Having my own place was no longer the freewheeling single gal’s
adventure it was supposed to be, but moving back home would be like
saying what everybody had deemed unsayable: that my dad was going
to die.
As is the case with many fretted-over decisions, this one was
made for me in the end. Dad died in June. The very next day I
dragged myself to my apartment to retrieve my beloved cat and on
the way back it dawned on me: I was going home. Home was home
again. I couldn’t believe it. Half-crazy with misery, I didn’t
bother bringing any clothes back with me. I just went to work every
day for the next month wearing the same black T-shirt and
flip-flops.
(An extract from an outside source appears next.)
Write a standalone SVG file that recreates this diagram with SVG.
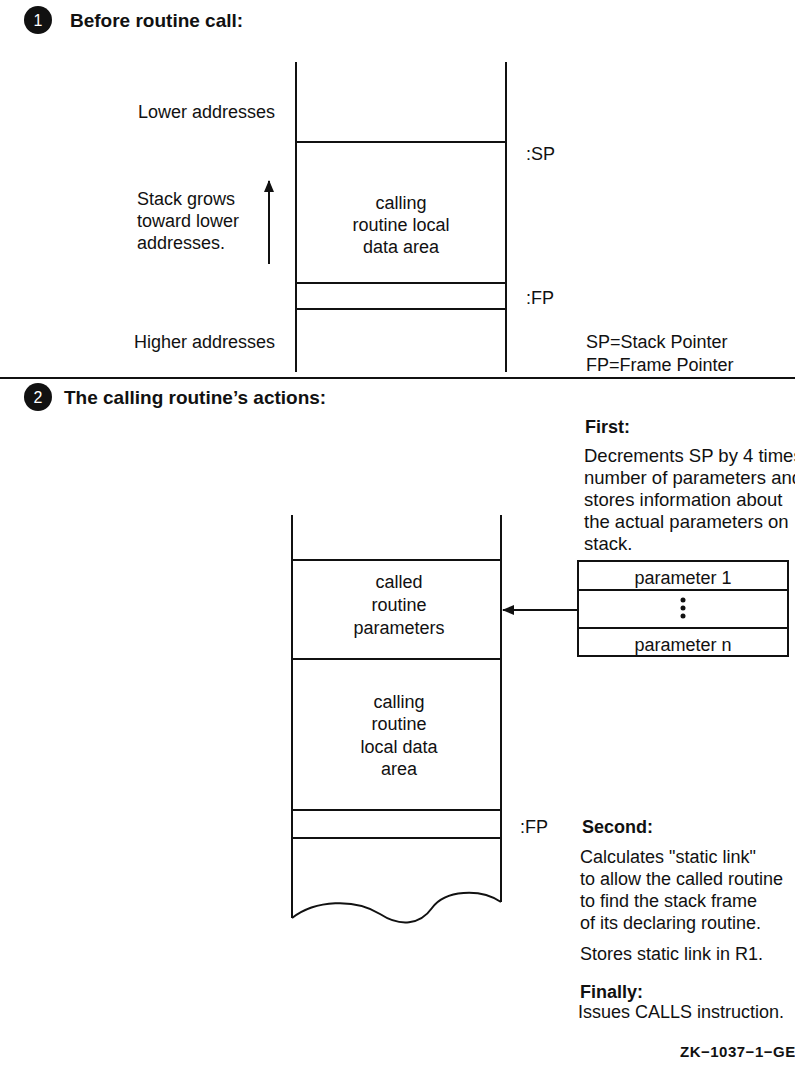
<svg xmlns="http://www.w3.org/2000/svg" width="795" height="1067" viewBox="0 0 795 1067">
<style>
text{font-family:"Liberation Sans",Arial,sans-serif;font-size:18px;fill:#111}
.b{font-weight:bold}
.h{font-weight:bold;font-size:19px}
.c{text-anchor:middle}
.w{font-size:18.5px}
.ln{stroke:#111;stroke-width:2;fill:none}
.num{fill:#fff;font-size:16px;text-anchor:middle}
</style>
<defs>
<marker id="ah" viewBox="0 0 12 10" refX="11" refY="5" markerWidth="12" markerHeight="10" markerUnits="userSpaceOnUse" orient="auto"><path d="M0,0 L12,5 L0,10 Z" fill="#111"/></marker>
</defs>
<rect width="795" height="1067" fill="#fff"/>

<g id="section1">
<circle cx="38" cy="20" r="14" fill="#111"/>
<text class="num" x="38" y="26">1</text>
<text class="h" x="70" y="27">Before routine call:</text>
</g>

<g id="stack1">
<path class="ln" d="M296,62 V372 M506,62 V372 M296,142 H506 M296,283 H506 M296,309 H506"/>
<text class="c" x="401" y="209">calling</text>
<text class="c" x="401" y="231">routine local</text>
<text class="c" x="401" y="253">data area</text>
</g>

<g id="labels1">
<text x="138" y="118">Lower addresses</text>
<text x="137" y="205">Stack grows</text>
<text x="137" y="227">toward lower</text>
<text x="137" y="249">addresses.</text>
<text x="134" y="348">Higher addresses</text>
<text x="526" y="160">:SP</text>
<text x="526" y="304">:FP</text>
<text x="586" y="348">SP=Stack Pointer</text>
<text x="586" y="371">FP=Frame Pointer</text>
</g>

<line class="ln" x1="0" y1="378" x2="795" y2="378"/>

<g id="section2">
<circle cx="38" cy="397" r="14" fill="#111"/>
<text class="num" x="38" y="403">2</text>
<text class="h" x="64" y="404">The calling routine’s actions:</text>
</g>

<g id="first">
<text class="b" x="585" y="433">First:</text>
<text class="w" x="584" y="462">Decrements SP by 4 times</text>
<text class="w" x="584" y="484">number of parameters and</text>
<text class="w" x="584" y="506">stores information about</text>
<text class="w" x="584" y="528">the actual parameters on</text>
<text class="w" x="584" y="550">stack.</text>
</g>

<g id="params">
<rect class="ln" x="578" y="561" width="210" height="95"/>
<path class="ln" d="M578,590 H788 M578,628 H788"/>
<text class="c" x="683" y="584">parameter 1</text>
<circle cx="683" cy="600" r="2.5" fill="#111"/>
<circle cx="683" cy="608" r="2.5" fill="#111"/>
<circle cx="683" cy="616" r="2.5" fill="#111"/>
<text class="c" x="683" y="651">parameter n</text>
</g>

<g id="stack2">
<path class="ln" d="M292,515 V918 M501,515 V902 M292,560 H501 M292,659 H501 M292,810 H501 M292,838 H501"/>
<path class="ln" d="M292,918 C315,900 355,898 380,914 C400,927 420,925 432,908 C445,890 480,888 501,902"/>
<text class="c" x="399" y="588">called</text>
<text class="c" x="399" y="611">routine</text>
<text class="c" x="399" y="634">parameters</text>
<text class="c" x="399" y="708">calling</text>
<text class="c" x="399" y="730">routine</text>
<text class="c" x="399" y="753">local data</text>
<text class="c" x="399" y="775">area</text>
<text x="520" y="833">:FP</text>
</g>

<g id="connectors">
<line class="ln" x1="578" y1="610" x2="503" y2="610" marker-end="url(#ah)"/>
<line class="ln" x1="269" y1="264" x2="269" y2="181" marker-end="url(#ah)"/>
</g>

<g id="second">
<text class="b" x="582" y="833">Second:</text>
<text x="580" y="863">Calculates "static link"</text>
<text x="580" y="885">to allow the called routine</text>
<text x="580" y="907">to find the stack frame</text>
<text x="580" y="929">of its declaring routine.</text>
<text x="580" y="960">Stores static link in R1.</text>
<text class="b" x="580" y="998">Finally:</text>
<text x="578" y="1018">Issues CALLS instruction.</text>
<text x="680" y="1057" style="font-size:15px;font-weight:bold;letter-spacing:0.5px">ZK−1037−1−GE</text>
</g>
</svg>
In fact, I didn’t fully move the rest of my things
until the day before the lease was up. I was emotionally crippled,
a zombie, grieving so hard my chest ached for weeks, but still it
felt like another defeat to peel the posters off the walls of my
first real place. Life had challenged me to a battle and tromped
me.
THIS ALL HAPPENED a year and a half ago. Sometimes it seems like
a lifetime ago, other times like it’s happening all over again.
Such is the nature of grief. But I’ve been healing all this time,
getting little bits of myself back. And there have been a few
pleasant surprises along the way, too, like rediscovering home.